Alex Constantine - November 19, 2009
BY JEAN-GUY ALLARD —de Granma International—
WITH the participation of Bush’s spokeswoman in Congress, Ileana Ros-Lehtinen, terrorist-at-large Carlos Alberto Montaner and former Venezuelan TV magnate Marcel Granier, the Inter-American Press Association has just ended another one of its shows in Miami aimed at generating headlines against the Cuban Revolution and against Bolivarian Venezuela.
The star of the event, Bush’s top representative on foreign affairs in the House of Representatives, Congresswoman Ileana Ros-Lehtinen, even attacked Ecuador and Nicaragua, along with Cuba and Venezuela, in her interminable sermonizing on the issue of freedom of the press and human rights.
After trotting out her usual rhetoric on the presidents of Cuba and Venezuela, she said that "we have to be alert" to the return of Daniel Ortega and the Sandinistas, whose actions "we have to supervise."
Regarding Ecuador, the Bush spokeswoman called on her interlocutors to "monitor" President Rafael Correa, who, she says, is harassing the media by calling it a mafia.
There is no doubt that when it comes to the Mafia, she has extensive knowledge.
The daughter of a deceased CIA collaborator, this congresswoman was elected to the U.S. House of Representatives for the first time after leading a campaign to release terrorist Orlando Bosch from prison in 1989.
Now celebrated by her IAPA associates, Ros-Lehtinen had a run-in with freedom of the press a few months ago, when she appeared in a British documentary titled 638 Ways to Kill Castro, in which she can be heard saying with conviction: "I applaud any initiative to kill Fidel Castro."
In response to criticism of this, Ros-Lehtinen lied to reporters, affirming that her statement was staged. However, she had no alternative but to admit she had said it after evidence was published on the Internet by the documentary’s makers, showing that she had indeed pronounced those murderous words.
THE HEIRS OF COLONEL DUBOIS
The IAPA, which claims to represent freedom of the press in the Americas, is nothing more than a cartel of big-business media executives on the continent, created in New York in 1950, in an operation directed by a U.S. military intelligence colonel, Jules Dubois.
From 1951 until his death, this agent, under the cover of the Chicago Tribune, presided over the Commission for Freedom of the Press and Information, described as the IAPA’s "backbone" because of its ideological role.
Dubois was found dead on August 16, 1966 at the age of 56, in a hotel in Bogotá, Colombia. His remains were buried in Arlington National Cemetery in Washington, which is reserved for the empire’s "heroes."
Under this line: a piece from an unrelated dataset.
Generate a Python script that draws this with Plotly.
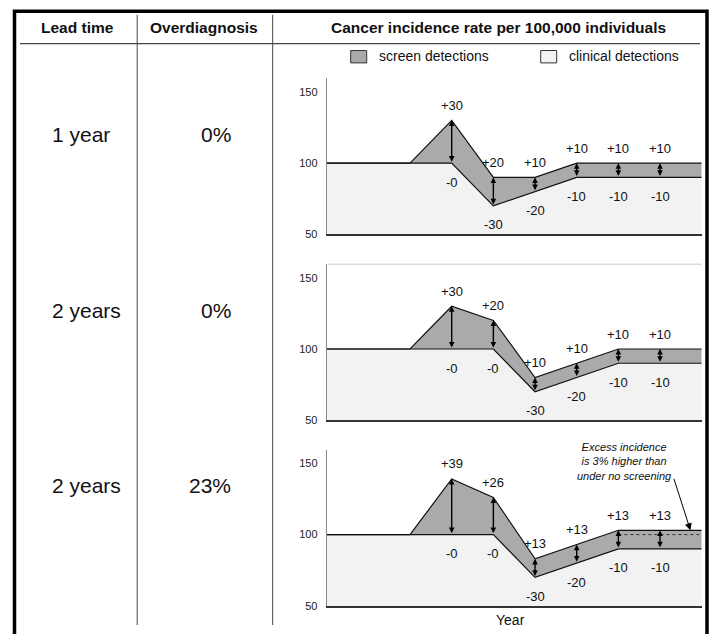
import plotly.graph_objects as go

# ---------------- data ----------------
years = [-2, 0, 1, 2, 3, 4, 5, 6, 7]          # year positions of the polyline vertices
label_years = [1, 2, 3, 4, 5, 6]              # years carrying arrows and value labels

total_1 = [100, 100, 130, 90, 90, 100, 100, 100, 100]
clinical_1 = [100, 100, 100, 70, 80, 90, 90, 90, 90]

total_2 = [100, 100, 130, 120, 80, 90, 100, 100, 100]
clinical_2 = [100, 100, 100, 100, 70, 80, 90, 90, 90]

total_3 = [100, 100, 139, 126, 83, 93, 103, 103, 103]
clinical_3 = [100, 100, 100, 100, 70, 80, 90, 90, 90]

no_screen_years = [5, 7]
no_screen_level = [100, 100]

baseline = 100
lead_times = ["1 year", "2 years", "2 years"]
overdiagnosis = ["0%", "0%", "23%"]
y_ticks = [50, 100, 150]
y_range = [50, 159.5]
x_range = [-2, 7]

headers = ["Lead time", "Overdiagnosis", "Cancer incidence rate per 100,000 individuals"]
legend_names = ["screen detections", "clinical detections"]
excess_note = ["Excess incidence", "is 3% higher than", "under no screening"]

# ---------------- style ----------------
W, H = 713, 634
FONT = "Liberation Sans, Arial, Helvetica, sans-serif"
SCREEN_FILL = "#aaaaaa"
CLIN_FILL = "#f2f2f2"
LINE = "#111111"


def px(x):
    return x / W


def py(y):
    return 1 - y / H


panel_tops = [79, 266.7, 454]
panel_bottoms = [236.7, 424.3, 611.7]
plot_left, plot_right = 326.7, 701.7

panels = [(total_1, clinical_1), (total_2, clinical_2), (total_3, clinical_3)]

fig = go.Figure()
annotations = []
shapes = []
layout_axes = {}

for i, (tot, clin) in enumerate(panels):
    sfx = "" if i == 0 else str(i + 1)
    xa, ya = "x" + sfx, "y" + sfx
    fig.add_trace(go.Scatter(x=years, y=clin, mode="lines", fill="tozeroy",
                             fillcolor=CLIN_FILL, line=dict(color=LINE, width=1.2),
                             xaxis=xa, yaxis=ya, hoverinfo="skip"))
    fig.add_trace(go.Scatter(x=years, y=tot, mode="lines", fill="tonexty",
                             fillcolor=SCREEN_FILL, line=dict(color=LINE, width=1.2),
                             xaxis=xa, yaxis=ya, hoverinfo="skip"))
    layout_axes["xaxis" + sfx] = dict(domain=[px(plot_left), px(plot_right)], range=x_range,
                                      anchor=ya, showgrid=False, zeroline=False,
                                      showticklabels=False, ticks="", showline=True,
                                      linecolor="#333333", linewidth=1.5, fixedrange=True)
    layout_axes["yaxis" + sfx] = dict(domain=[py(panel_bottoms[i]), py(panel_tops[i])],
                                      range=y_range, anchor=xa, showgrid=False,
                                      zeroline=False, tickvals=y_ticks, ticks="",
                                      ticklabelstandoff=6,
                                      tickfont=dict(family=FONT, size=11, color="#222222"),
                                      showline=True, linecolor="#888888", linewidth=1,
                                      fixedrange=True)
    # arrows and value labels
    for yr in label_years:
        k = years.index(yr)
        t, c = tot[k], clin[k]
        annotations.append(dict(x=yr, y=t, ax=yr, ay=c, xref=xa, yref=ya, axref=xa, ayref=ya,
                                text="", showarrow=True, arrowhead=2, arrowside="end+start",
                                arrowsize=0.8, arrowwidth=1.4, arrowcolor="#000000",
                                standoff=0, startstandoff=0))
        annotations.append(dict(x=yr, y=t, xref=xa, yref=ya, text="+%d" % (t - c),
                                showarrow=False, yshift=15,
                                font=dict(family=FONT, size=13, color="#111111")))
        annotations.append(dict(x=yr, y=c, xref=xa, yref=ya, text="-%d" % abs(c - baseline),
                                showarrow=False, yshift=-19,
                                font=dict(family=FONT, size=13, color="#111111")))
    # row labels
    row_y = [136, 313, 490][i]
    annotations.append(dict(x=px(50), y=py(row_y), xref="paper", yref="paper",
                            text=lead_times[i], showarrow=False, xanchor="left",
                            yanchor="middle", font=dict(family=FONT, size=21, color="#111111")))
    annotations.append(dict(x=px(233), y=py(row_y), xref="paper", yref="paper",
                            text=overdiagnosis[i], showarrow=False, xanchor="right",
                            yanchor="middle", font=dict(family=FONT, size=21, color="#111111")))

# no-screening reference level in panel 3
fig.add_trace(go.Scatter(x=no_screen_years, y=no_screen_level, mode="lines",
                         line=dict(color="#333333", width=1, dash="dot"),
                         xaxis="x3", yaxis="y3", hoverinfo="skip"))

# note in panel 3
annotations.append(dict(x=px(624), y=py(465.5), xref="paper", yref="paper",
                        text="<br>".join("<i>%s</i>" % t for t in excess_note),
                        showarrow=False, xanchor="center", yanchor="middle",
                        font=dict(family=FONT, size=11, color="#111111")))
annotations.append(dict(x=6.73, y=total_3[-1], xref="x3", yref="y3", text="", showarrow=True,
                        ax=-17, ay=-53, arrowhead=2, arrowsize=1.4, arrowwidth=1,
                        arrowcolor="#000000", standoff=0))

# header texts
for txt, xc in zip(headers, [77.5, 204, 498]):
    annotations.append(dict(x=px(xc), y=py(28), xref="paper", yref="paper",
                            text="<b>%s</b>" % txt, showarrow=False, xanchor="center",
                            yanchor="middle", font=dict(family=FONT, size=15.5, color="#111111")))

# legend
for name, x0, col in zip(legend_names, [350.7, 540.7], [SCREEN_FILL, CLIN_FILL]):
    shapes.append(dict(type="rect", xref="paper", yref="paper", x0=px(x0), x1=px(x0 + 16),
                       y0=py(63.5), y1=py(51), fillcolor=col, line=dict(color="#333333", width=1)))
    annotations.append(dict(x=px(x0 + 26), y=py(57), xref="paper", yref="paper", text=name,
                            showarrow=False, xanchor="left", yanchor="middle",
                            font=dict(family=FONT, size=14, color="#111111")))

# x title
annotations.append(dict(x=px(511), y=py(626), xref="paper", yref="paper", text="Year",
                        showarrow=False, xanchor="center", yanchor="middle",
                        font=dict(family=FONT, size=14, color="#111111")))

# table frame
shapes.append(dict(type="rect", xref="paper", yref="paper", x0=px(14.5), x1=px(707),
                   y0=py(660), y1=py(11.3), line=dict(color="#000000", width=3.5)))
shapes.append(dict(type="line", xref="paper", yref="paper", x0=px(20), x1=px(700),
                   y0=py(44), y1=py(44), line=dict(color="#444444", width=1.2)))
for xd in [137.2, 272.7]:
    shapes.append(dict(type="line", xref="paper", yref="paper", x0=px(xd), x1=px(xd),
                       y0=py(15), y1=py(631), line=dict(color="#444444", width=1)))
# top border of the middle panel
shapes.append(dict(type="line", xref="x2 domain", yref="y2 domain", x0=0, x1=1, y0=1, y1=1,
                   line=dict(color="#cccccc", width=1)))

fig.update_layout(width=W, height=H, margin=dict(l=0, r=0, t=0, b=0),
                  paper_bgcolor="white", plot_bgcolor="white", showlegend=False,
                  annotations=annotations, shapes=shapes, **layout_axes)

fig.write_html("out.html", config={"displayModeBar": False},
               post_script="document.body.style.margin='0px';")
It is not surprising, then, that one of the IAPA panels at the conference should include the presence of Carlos Alberto Montaner, recruited by the CIA in Havana, where he dedicated himself to making bombs.
In 2006, the name of this agent —disguised as a Miami Herald columnist— appeared on a list of Miami journalists who were renting themselves to the Office of Cuba Broadcasting (OCB), the mother ship of Radio and TV Martí and the U.S. government’s anti-Cuban propaganda apparatus.
With the same imperialist logic, the IAPA awarded its Grand Prize to Venezuelan businessman Marcel Granier for his "tenacious struggle for freedom of the press in the Western Hemisphere," as the organization’s president, Rafael Molina, said without batting an eyelash. Molina, 77, is with the El Nacional newspaper in Santo Domingo, where his friendly ties with the U.S. Embassy and USAID are well-known.
All of Venezuela remembers how, on April 11, 2002 Granier was celebrating in Miraflores with Pedro Carmona, the dictator of the coup d’état, while snipers were shooting down civilians in front of the presidential residence. Hours later, his now-defunct TV network, RCTV, was given instructions to ignore the huge masses of people who ended the fascist coup.
A COLD SHOWER
After ending their meeting, the continental media capos got a cold shower when Honduran President Manuel Zelaya spoke. He criticized the powerful economic and political forces in his country that are misinforming the people.
He emphasized that the Honduran people have the right to receive truthful information, and not "collections of gossip, lists of calumnies and a set of lies and manipulations."
"We cannot sell poor-quality products. The exercise of journalism should not be something dirty, with no values, and destructive to social morale," he added, in the presence of several members of his country’s media involved in campaigns against him.
The IAPA mostly represents the most powerful newspapers controlled by different national oligarchies in Latin America. They are all in a serious crisis at this time as a result of the spectacular growth of the Internet. They have been severely affected by the dramatic fall in the number of newspaper readers and the consequent reduction of their income.
This association of media executives held their meeting at the Hotel Inter-Continental in Miami, even though their main offices are located in that mafia capital of Florida. The building where the IAPA’s offices are located is called the Jules Dubois.